The legislation does not say that the obligation must serve a useful planning purpose, but in practice that is generally understood to be the effect of the provision and there is some case law to support that interpretation.

The main constraint on this route is that the application cannot be made until five years has expired after the section 106 obligation was entered into. The applicant must also notify all other persons against whom the obligation is enforceable of the application. On large developments, this can be both time-consuming and relatively expensive.

Viability variations

Until 30 April 2016, an application can also be lodged with the LPA to vary or discharge affordable housing section 106 obligations under section 106BA of the TCPA if the obligations mean the development is not economically viable. If this is the case, the LPA is obliged to deal with the application so that the development becomes economically viable.

An application can be lodged at any time and there is no requirement to wait until five years has expired after the section 106 obligation was entered into. The process is quick, with the LPA required to give its decision within 28 days.

The Secretary of State's guidance states:

"The test for viability is that the evidence indicates that the current cost of building out the entire site (at today's prices) is at a level that would enable the developer to sell all the market units on the site (in today's market) at a rate of build out evidenced by the developer, and make a competitive return to a willing developer and a willing landowner."

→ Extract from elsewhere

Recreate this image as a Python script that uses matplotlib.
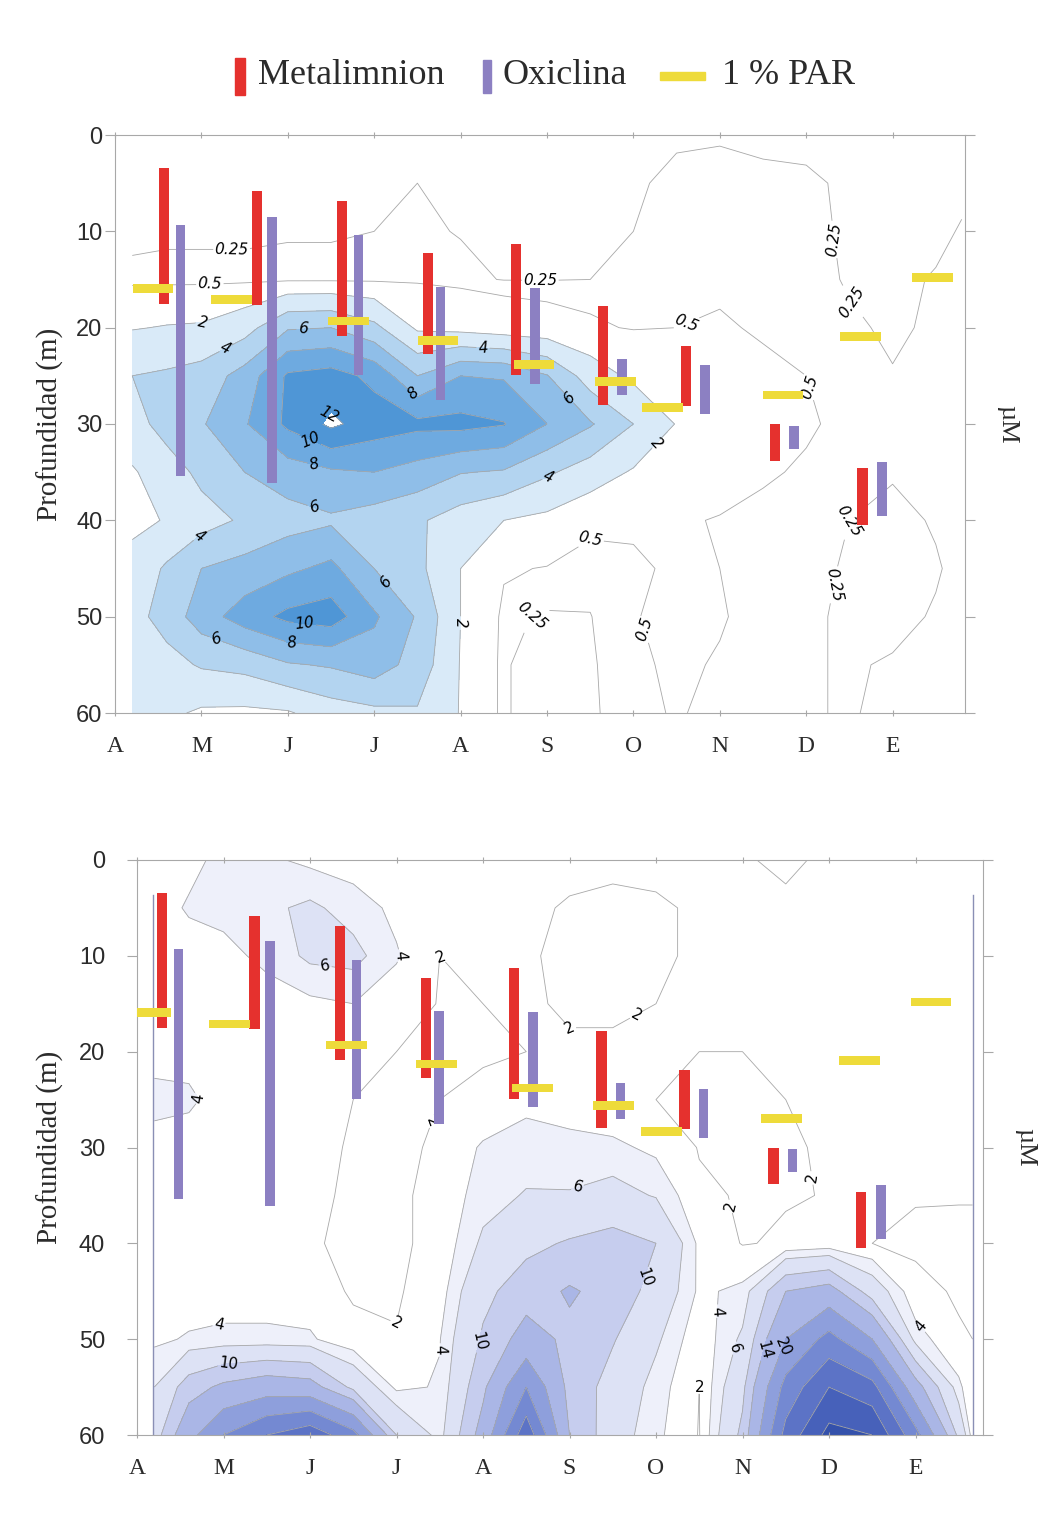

In practice, a "competitive return" is often an internal rate of return of around 17 to 20 per cent.

An important point is that the LPA cannot seek to scrutinise the reasons why the development is unviable, for example, to consider whether the development is unviable for some non-affordable housing reason. The LPA also cannot increase the affordable housing obligations so there is little risk to a developer pursuing an application.

If the LPA refuses the application, the applicant can appeal to the Secretary of State. There have only been a handful of appeals to date and surprisingly there appear anecdotally to have been relatively few applications to LPAs.

This might be explained by the general approach of using the original viability appraisal as a reference point as explained in the Secretary of State's guidance:

"A revised appraisal that underpins the case for reduced affordable housing provision should be prepared in the same form using a methodology as close as reasonably possible to that provided in relation to the application for planning permission, or (if relevant) the most recently agreed modification, whichever is later. Any changes in the methodology should be explained and justified.

The revised appraisal should be based on current market conditions. It should make the same policy assumptions and should assume that all other obligations remain the same as the permitted scheme..."

This application route may be particularly useful either where no viability appraisal was submitted originally (probably leading to the full policy-compliant amount of affordable housing) or the LPA originally required more affordable housing or other section 106 obligations or planning gain than was viable. An application can now be made to scale back the affordable housing obligations so that the development becomes viable, including a competitive return.

Comment

The introduction of the CIL regime has not significantly reduced the role of section 106 obligations and they look destined to be used long into the future. The risk now is with overlapping liabilities or demands for section 106 obligations in addition to CIL that are unnecessary and potentially undermine viability. There are options available to vary or discharge section 106 obligations, including by agreement with the LPA or lodging an application or appeal. The most useful for improving the viability of development is likely to be by a deed of variation agreed with the LPA or, if the development is unviable and includes affordable housing obligations, by an application or appeal under section 106BA or section 106BC of the TCPA. That application and appeal route is only available until 30 April 2016.

The content of this article is intended to provide a general guide to the subject matter. Specialist advice should be sought about your specific circumstances.